The challenge with cave environments is producing the sense of irregular, natural geometry from prefabricated pieces that have predictable shapes. The solution is variation: rotating and scaling individual pieces, overlapping them in non-uniform ways, and avoiding visible repetition patterns. Two identical stalactite meshes placed at different rotations and scales read as different natural formations; the same two meshes placed identically reveal themselves as copies.


Interior Lighting: No Natural Light

Interior environments are significantly harder to light than exterior ones because there’s no sun — no dominant directional source to establish the scene’s primary illumination. Every light source is artificial and local, which means the designer controls not just the quality of light but its presence. Unlit areas are genuinely dark; the contrast between light and shadow is entirely up to the lighting setup.

For a cavern, the lighting vocabulary draws from natural cave formations: bioluminescent patches that glow with soft blue-green light, mineral deposits that catch torch or lantern light and scatter it, water surfaces that reflect whatever light reaches them. Point lights positioned at the primary light sources — torches, glowing crystals, a campfire — with a low ambient SkyLight or a carefully tuned Atmospheric Fog providing the fill in unlit areas.

The key technical consideration for interior lighting in UE4 is the baked vs. dynamic choice. Baked lighting (Lightmass) produces high-quality indirect bounce and soft shadows but is static — lights can’t move or flicker at runtime. Dynamic lighting (fully movable lights) supports animation and interaction but lacks the soft indirect bounce of baked GI. For a non-interactive demo, baked lighting with well-tuned lightmap resolution is the correct choice; it produces the most visually accurate result.


Atmospheric Fog for Depth

The Atmospheric Fog component (UE4’s predecessor to UE5’s Exponential Height Fog) adds a volumetric fog layer to the interior that produces two important visual effects: depth cue and atmosphere. In a cave, fog serves a different purpose than in an exterior scene — it’s not atmospheric haze from the sky, it’s ground-level mist, dust in the air, or the density of an enclosed underground space.

Fog in a cave limits how far the player can see into the space, which is both realistic (actual caves have limited visibility due to particulate matter and humidity) and useful for environment design (the designer can hide the extent of the cave geometry behind the fog, preventing the player from seeing where the mesh seams are or where the cave ends).

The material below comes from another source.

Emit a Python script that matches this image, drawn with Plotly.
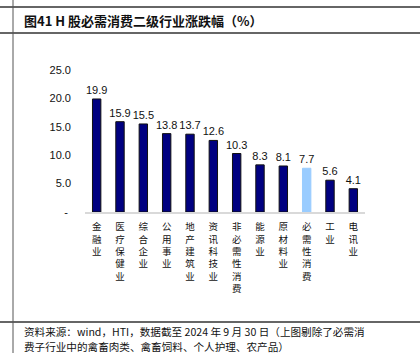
import plotly.graph_objects as go

categories = ["金融业", "医疗保健业", "综合企业", "公用事业", "地产建筑业", "资讯科技业",
              "非必需性消费", "能源业", "原材料业", "必需性消费", "工业", "电讯业"]
values = [19.9, 15.9, 15.5, 13.8, 13.7, 12.6, 10.3, 8.3, 8.1, 7.7, 5.6, 4.1]
highlight = "必需性消费"
y_ticks = [0, 5, 10, 15, 20, 25]
y_ticktext = ["- ", "5.0", "10.0", "15.0", "20.0", "25.0"]
title_text = "图41 H 股必需消费二级行业涨跌幅（%）"
source_lines = ["资料来源：wind，HTI，数据截至 2024 年 9 月 30 日（上图剔除了必需消",
                "费子行业中的禽畜肉类、禽畜饲料、个人护理、农产品）"]

W, H = 420, 353
ML, MR, MT, MB = 85, 55, 70, 141
PW, PH = W - ML - MR, H - MT - MB

def xp(px):
    return (px - ML) / PW

def yp(py):
    return (H - MB - py) / PH

colors = ["#99CCFF" if c == highlight else "#000080" for c in categories]
line_colors = ["#99CCFF" if c == highlight else "#111111" for c in categories]
ticktext = ["<br>".join(list(c)) for c in categories]

fig = go.Figure(go.Bar(
    x=categories, y=values,
    marker=dict(color=colors, line=dict(color=line_colors, width=1)),
    width=0.36,
    text=[f"{v:.1f}" for v in values],
    textposition="outside",
    constraintext="none",
    textfont=dict(family="Liberation Sans, Arial", size=11, color="#111111"),
    cliponaxis=False,
))

fig.update_layout(
    width=W, height=H,
    margin=dict(l=ML, r=MR, t=MT, b=MB, pad=0),
    paper_bgcolor="white", plot_bgcolor="white",
    showlegend=False,
    xaxis=dict(
        tickmode="array", tickvals=categories, ticktext=ticktext,
        tickangle=0, showgrid=False, showline=True, linecolor="#D9D9D9", linewidth=1.5,
        ticks="", tickfont=dict(family="Noto Sans CJK SC", size=9.5, color="#111111"),
        ticklabelstandoff=5,
    ),
    yaxis=dict(
        range=[0, 25], tickmode="array", tickvals=y_ticks, ticktext=y_ticktext,
        showgrid=False, zeroline=False, showline=False, ticks="",
        tickfont=dict(family="Liberation Sans, Arial", size=11, color="#111111"),
        ticklabelstandoff=13,
    ),
    bargap=0.6,
)

frame = dict(color="#333333", width=1.5)
shapes = [
    dict(type="line", xref="paper", yref="paper", x0=xp(0), x1=xp(W), y0=yp(7), y1=yp(7), line=frame),
    dict(type="line", xref="paper", yref="paper", x0=xp(0), x1=xp(W), y0=yp(33), y1=yp(33), line=frame),
    dict(type="line", xref="paper", yref="paper", x0=xp(0), x1=xp(W), y0=yp(322), y1=yp(322), line=frame),
    dict(type="line", xref="paper", yref="paper", x0=xp(13), x1=xp(13), y0=yp(0), y1=yp(H), line=dict(color="#555555", width=1)),
]
fig.update_layout(shapes=shapes)

fig.add_annotation(text=f"<b>{title_text}</b>", xref="paper", yref="paper",
                   x=xp(22), y=yp(20), xanchor="left", yanchor="middle", showarrow=False,
                   font=dict(family="Noto Sans CJK SC", size=13, color="#111111"))
for i, line in enumerate(source_lines):
    fig.add_annotation(text=line, xref="paper", yref="paper",
                       x=xp(22), y=yp(331 + 15 * i), xanchor="left", yanchor="middle", showarrow=False,
                       font=dict(family="Noto Sans CJK SC", size=10.6, color="#111111"))

fig.write_html("out.html")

The fog density and start distance are the primary tuning parameters: denser fog creates a more claustrophobic atmosphere and hides geometry more effectively; lighter fog opens up the space and lets distant features read more clearly. The fog color contributes to the scene’s overall color mood — a cool blue-grey fog reads as cold and damp; a warm amber-tinted fog reads as torch-lit and enclosed.


Reflection

The cavern demo is the simplest environment project in this series — deliberately so, because it sits at the beginning of the learning arc when the tools were new and the goal was understanding the basics. The same lighting principles applied here — interior sources only, contrast between lit and unlit areas, atmospheric fill to soften the darkness — appear in much more sophisticated form in the Night Scene project, the Survival Horror project, and the Lighting study.

What this early project establishes is the intuition for reading a space through its lighting: where does the eye go first, what does darkness communicate, how does fog change the perceived scale of an environment. These are perceptual questions as much as technical ones, and they’re the same questions that experienced environment artists ask regardless of which tool they’re using. Starting with a simple cave and no natural light is an effective way to make those questions unavoidable.